**WORK TO DO**
Among the lines below, keep only those from the one containing "Reproduce this chart with matplotlib." through the one containing "0.35, 0.3, 0.3]", and reproduce them exactly.

**DATA SUPPLIED**
--

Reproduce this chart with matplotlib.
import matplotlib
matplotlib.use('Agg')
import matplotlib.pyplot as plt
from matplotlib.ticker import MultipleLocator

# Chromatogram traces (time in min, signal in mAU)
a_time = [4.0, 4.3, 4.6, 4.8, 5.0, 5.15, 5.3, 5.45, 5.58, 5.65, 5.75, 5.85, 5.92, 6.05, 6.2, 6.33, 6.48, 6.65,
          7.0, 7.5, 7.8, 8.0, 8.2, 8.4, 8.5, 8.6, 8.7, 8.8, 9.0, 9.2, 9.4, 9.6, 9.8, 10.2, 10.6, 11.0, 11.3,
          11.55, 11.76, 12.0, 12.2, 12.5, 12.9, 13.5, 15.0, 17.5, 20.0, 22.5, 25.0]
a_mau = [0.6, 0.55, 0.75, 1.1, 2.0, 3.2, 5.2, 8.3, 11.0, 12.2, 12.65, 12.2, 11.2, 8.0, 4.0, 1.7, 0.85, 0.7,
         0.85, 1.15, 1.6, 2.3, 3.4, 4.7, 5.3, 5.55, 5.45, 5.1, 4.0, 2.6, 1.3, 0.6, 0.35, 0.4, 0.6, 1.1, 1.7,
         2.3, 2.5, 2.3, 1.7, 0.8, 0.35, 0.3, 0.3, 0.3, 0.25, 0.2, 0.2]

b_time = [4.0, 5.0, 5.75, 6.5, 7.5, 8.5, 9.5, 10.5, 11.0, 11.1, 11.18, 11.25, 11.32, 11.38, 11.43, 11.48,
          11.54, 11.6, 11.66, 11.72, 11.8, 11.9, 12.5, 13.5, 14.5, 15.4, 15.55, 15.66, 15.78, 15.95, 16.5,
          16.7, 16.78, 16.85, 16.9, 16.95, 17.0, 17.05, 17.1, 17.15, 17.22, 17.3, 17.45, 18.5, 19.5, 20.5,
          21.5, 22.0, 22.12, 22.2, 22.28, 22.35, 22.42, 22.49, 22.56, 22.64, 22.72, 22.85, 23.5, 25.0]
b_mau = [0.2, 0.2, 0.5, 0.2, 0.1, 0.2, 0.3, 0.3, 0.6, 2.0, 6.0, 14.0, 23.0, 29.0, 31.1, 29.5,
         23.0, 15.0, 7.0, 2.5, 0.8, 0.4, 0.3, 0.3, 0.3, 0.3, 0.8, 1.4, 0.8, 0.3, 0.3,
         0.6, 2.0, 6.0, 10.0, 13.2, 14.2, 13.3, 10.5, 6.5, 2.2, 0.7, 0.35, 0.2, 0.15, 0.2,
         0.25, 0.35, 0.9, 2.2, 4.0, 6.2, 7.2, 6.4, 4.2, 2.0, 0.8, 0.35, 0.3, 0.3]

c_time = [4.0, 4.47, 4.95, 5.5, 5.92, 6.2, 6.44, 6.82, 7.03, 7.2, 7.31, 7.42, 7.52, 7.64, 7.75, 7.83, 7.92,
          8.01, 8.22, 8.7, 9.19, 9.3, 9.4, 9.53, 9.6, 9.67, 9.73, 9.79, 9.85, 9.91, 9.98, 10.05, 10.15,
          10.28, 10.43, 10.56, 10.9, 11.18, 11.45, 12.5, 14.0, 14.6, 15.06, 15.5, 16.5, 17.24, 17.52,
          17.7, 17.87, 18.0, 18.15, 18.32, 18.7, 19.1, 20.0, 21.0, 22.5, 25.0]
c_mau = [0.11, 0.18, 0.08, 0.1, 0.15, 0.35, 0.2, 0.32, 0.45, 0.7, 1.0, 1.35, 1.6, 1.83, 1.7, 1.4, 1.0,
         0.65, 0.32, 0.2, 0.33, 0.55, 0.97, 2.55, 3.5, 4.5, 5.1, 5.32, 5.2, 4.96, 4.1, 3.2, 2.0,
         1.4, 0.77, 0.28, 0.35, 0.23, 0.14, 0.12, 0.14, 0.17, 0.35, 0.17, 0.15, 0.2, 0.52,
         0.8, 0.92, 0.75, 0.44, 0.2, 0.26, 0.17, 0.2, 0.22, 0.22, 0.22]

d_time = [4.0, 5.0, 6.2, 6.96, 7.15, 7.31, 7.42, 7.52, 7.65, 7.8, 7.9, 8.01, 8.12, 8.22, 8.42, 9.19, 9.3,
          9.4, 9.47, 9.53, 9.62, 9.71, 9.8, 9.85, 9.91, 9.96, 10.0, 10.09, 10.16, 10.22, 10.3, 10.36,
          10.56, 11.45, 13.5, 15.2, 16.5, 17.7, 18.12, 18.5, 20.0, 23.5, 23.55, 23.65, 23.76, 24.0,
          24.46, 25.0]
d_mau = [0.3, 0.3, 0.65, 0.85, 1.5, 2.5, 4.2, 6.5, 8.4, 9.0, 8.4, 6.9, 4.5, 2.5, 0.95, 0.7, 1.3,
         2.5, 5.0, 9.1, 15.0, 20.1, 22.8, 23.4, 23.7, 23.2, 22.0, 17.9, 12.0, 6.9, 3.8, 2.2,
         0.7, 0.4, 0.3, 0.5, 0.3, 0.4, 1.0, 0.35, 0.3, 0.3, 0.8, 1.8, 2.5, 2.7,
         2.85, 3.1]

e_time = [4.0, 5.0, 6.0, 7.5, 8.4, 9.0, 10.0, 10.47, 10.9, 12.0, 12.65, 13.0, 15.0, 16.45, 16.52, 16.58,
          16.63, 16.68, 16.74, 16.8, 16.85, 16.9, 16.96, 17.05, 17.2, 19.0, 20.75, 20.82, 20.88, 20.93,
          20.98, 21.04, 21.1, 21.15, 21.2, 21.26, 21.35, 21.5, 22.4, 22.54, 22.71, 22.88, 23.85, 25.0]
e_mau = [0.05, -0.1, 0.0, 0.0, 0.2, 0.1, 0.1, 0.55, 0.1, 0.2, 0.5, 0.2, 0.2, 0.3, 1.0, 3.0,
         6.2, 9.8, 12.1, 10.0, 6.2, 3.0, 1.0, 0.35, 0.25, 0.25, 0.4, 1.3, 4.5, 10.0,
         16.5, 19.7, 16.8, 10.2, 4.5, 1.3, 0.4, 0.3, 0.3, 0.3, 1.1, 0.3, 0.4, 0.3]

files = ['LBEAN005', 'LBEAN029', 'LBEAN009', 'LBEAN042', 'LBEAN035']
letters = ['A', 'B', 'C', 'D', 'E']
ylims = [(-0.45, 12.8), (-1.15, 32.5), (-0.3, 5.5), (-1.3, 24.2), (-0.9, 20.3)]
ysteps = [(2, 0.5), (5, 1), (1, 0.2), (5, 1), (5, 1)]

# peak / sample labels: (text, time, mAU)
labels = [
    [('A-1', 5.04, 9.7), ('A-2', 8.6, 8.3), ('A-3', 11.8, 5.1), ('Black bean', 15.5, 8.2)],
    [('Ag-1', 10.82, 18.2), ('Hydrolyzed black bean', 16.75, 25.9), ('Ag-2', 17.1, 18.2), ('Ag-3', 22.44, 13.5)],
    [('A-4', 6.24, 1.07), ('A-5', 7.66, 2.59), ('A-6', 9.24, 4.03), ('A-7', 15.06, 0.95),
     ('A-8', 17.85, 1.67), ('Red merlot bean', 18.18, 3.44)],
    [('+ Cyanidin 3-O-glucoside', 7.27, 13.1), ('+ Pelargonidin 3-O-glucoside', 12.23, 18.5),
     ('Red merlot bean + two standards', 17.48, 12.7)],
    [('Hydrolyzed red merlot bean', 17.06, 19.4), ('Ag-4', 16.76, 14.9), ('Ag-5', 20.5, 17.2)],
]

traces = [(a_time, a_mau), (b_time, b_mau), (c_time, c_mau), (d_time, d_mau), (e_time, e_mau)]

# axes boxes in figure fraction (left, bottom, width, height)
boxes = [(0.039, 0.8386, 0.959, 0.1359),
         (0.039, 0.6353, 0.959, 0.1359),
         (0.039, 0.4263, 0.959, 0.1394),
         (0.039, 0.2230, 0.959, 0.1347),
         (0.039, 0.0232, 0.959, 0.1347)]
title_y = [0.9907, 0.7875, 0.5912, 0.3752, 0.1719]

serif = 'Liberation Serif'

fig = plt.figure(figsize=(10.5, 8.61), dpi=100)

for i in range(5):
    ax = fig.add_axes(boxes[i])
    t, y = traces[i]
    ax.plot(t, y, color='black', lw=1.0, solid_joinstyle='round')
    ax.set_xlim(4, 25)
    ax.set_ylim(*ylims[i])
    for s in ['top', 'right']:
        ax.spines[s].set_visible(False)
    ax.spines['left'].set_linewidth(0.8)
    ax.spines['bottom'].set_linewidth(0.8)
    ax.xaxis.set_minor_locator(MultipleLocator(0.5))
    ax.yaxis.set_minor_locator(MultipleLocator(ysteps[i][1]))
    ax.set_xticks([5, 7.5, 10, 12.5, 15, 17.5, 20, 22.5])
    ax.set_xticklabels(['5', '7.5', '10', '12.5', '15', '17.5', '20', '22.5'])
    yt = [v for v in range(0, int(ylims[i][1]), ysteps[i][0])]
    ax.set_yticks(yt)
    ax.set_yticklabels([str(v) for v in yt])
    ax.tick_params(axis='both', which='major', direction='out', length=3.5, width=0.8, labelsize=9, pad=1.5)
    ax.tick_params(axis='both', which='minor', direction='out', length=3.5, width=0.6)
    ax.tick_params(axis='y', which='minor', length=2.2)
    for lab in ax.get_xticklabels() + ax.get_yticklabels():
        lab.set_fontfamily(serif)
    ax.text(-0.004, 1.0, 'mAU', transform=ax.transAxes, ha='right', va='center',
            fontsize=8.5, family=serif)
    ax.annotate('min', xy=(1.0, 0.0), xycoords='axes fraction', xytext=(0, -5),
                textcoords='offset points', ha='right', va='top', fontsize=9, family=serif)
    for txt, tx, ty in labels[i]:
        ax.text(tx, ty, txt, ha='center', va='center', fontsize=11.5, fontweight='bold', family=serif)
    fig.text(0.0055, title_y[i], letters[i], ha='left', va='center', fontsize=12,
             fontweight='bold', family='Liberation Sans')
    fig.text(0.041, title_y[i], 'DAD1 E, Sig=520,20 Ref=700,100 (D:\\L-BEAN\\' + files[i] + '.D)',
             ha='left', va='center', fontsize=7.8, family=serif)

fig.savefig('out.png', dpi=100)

--

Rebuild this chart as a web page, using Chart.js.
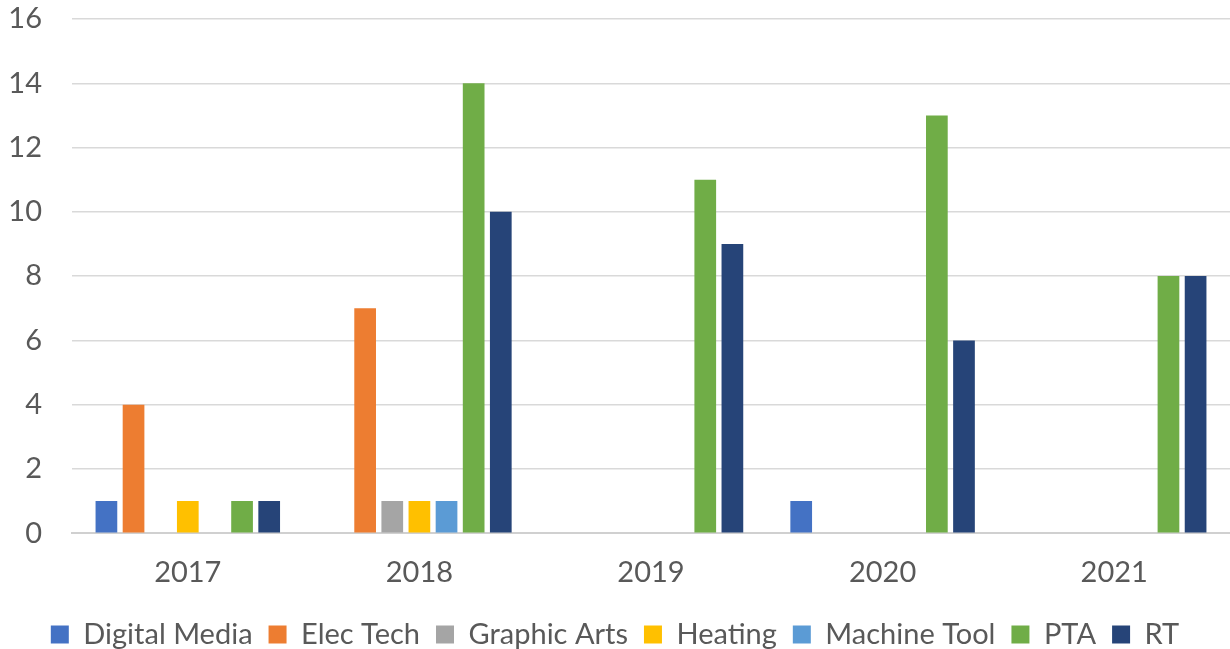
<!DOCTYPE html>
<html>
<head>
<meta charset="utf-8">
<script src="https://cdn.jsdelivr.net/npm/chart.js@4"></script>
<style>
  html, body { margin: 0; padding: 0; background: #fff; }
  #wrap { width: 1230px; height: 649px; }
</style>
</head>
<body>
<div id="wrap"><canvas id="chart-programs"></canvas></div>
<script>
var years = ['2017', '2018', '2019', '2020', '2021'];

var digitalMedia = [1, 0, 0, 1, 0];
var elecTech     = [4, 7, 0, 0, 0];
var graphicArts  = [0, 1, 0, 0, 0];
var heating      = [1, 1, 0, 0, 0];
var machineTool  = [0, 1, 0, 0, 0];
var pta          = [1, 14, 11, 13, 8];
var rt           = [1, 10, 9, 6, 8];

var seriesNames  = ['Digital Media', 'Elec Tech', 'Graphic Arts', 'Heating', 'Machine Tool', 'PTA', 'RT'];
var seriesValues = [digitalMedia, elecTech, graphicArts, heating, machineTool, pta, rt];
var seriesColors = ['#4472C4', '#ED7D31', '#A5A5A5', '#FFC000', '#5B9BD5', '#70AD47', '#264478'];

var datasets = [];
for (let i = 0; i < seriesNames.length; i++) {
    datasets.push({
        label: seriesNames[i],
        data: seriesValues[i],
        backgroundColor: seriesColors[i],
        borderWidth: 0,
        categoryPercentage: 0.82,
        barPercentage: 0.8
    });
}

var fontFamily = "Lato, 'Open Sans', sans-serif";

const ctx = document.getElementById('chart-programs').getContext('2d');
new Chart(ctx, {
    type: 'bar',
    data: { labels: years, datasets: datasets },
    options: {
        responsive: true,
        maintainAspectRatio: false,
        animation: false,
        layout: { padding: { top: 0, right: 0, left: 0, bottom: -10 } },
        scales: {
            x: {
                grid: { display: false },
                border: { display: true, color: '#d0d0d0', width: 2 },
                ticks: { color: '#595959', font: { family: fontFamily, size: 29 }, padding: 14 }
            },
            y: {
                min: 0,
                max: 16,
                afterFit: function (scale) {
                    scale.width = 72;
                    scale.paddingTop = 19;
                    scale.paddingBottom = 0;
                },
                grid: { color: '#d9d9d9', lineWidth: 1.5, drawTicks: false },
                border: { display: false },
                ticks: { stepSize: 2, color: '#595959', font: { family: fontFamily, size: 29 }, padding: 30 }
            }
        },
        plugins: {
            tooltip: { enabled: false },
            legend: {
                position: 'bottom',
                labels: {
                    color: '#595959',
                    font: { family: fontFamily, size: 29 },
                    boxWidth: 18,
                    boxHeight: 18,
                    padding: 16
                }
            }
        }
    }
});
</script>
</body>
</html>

--

**ANSWER**
Reproduce this chart with matplotlib.
import matplotlib
matplotlib.use('Agg')
import matplotlib.pyplot as plt
from matplotlib.ticker import MultipleLocator

# Chromatogram traces (time in min, signal in mAU)
a_time = [4.0, 4.3, 4.6, 4.8, 5.0, 5.15, 5.3, 5.45, 5.58, 5.65, 5.75, 5.85, 5.92, 6.05, 6.2, 6.33, 6.48, 6.65,
          7.0, 7.5, 7.8, 8.0, 8.2, 8.4, 8.5, 8.6, 8.7, 8.8, 9.0, 9.2, 9.4, 9.6, 9.8, 10.2, 10.6, 11.0, 11.3,
          11.55, 11.76, 12.0, 12.2, 12.5, 12.9, 13.5, 15.0, 17.5, 20.0, 22.5, 25.0]
a_mau = [0.6, 0.55, 0.75, 1.1, 2.0, 3.2, 5.2, 8.3, 11.0, 12.2, 12.65, 12.2, 11.2, 8.0, 4.0, 1.7, 0.85, 0.7,
         0.85, 1.15, 1.6, 2.3, 3.4, 4.7, 5.3, 5.55, 5.45, 5.1, 4.0, 2.6, 1.3, 0.6, 0.35, 0.4, 0.6, 1.1, 1.7,
         2.3, 2.5, 2.3, 1.7, 0.8, 0.35, 0.3, 0.3, 0.3, 0.25, 0.2, 0.2]

b_time = [4.0, 5.0, 5.75, 6.5, 7.5, 8.5, 9.5, 10.5, 11.0, 11.1, 11.18, 11.25, 11.32, 11.38, 11.43, 11.48,
          11.54, 11.6, 11.66, 11.72, 11.8, 11.9, 12.5, 13.5, 14.5, 15.4, 15.55, 15.66, 15.78, 15.95, 16.5,
          16.7, 16.78, 16.85, 16.9, 16.95, 17.0, 17.05, 17.1, 17.15, 17.22, 17.3, 17.45, 18.5, 19.5, 20.5,
          21.5, 22.0, 22.12, 22.2, 22.28, 22.35, 22.42, 22.49, 22.56, 22.64, 22.72, 22.85, 23.5, 25.0]
b_mau = [0.2, 0.2, 0.5, 0.2, 0.1, 0.2, 0.3, 0.3, 0.6, 2.0, 6.0, 14.0, 23.0, 29.0, 31.1, 29.5,
         23.0, 15.0, 7.0, 2.5, 0.8, 0.4, 0.3, 0.3, 0.3, 0.3, 0.8, 1.4, 0.8, 0.3, 0.3,
         0.6, 2.0, 6.0, 10.0, 13.2, 14.2, 13.3, 10.5, 6.5, 2.2, 0.7, 0.35, 0.2, 0.15, 0.2,
         0.25, 0.35, 0.9, 2.2, 4.0, 6.2, 7.2, 6.4, 4.2, 2.0, 0.8, 0.35, 0.3, 0.3]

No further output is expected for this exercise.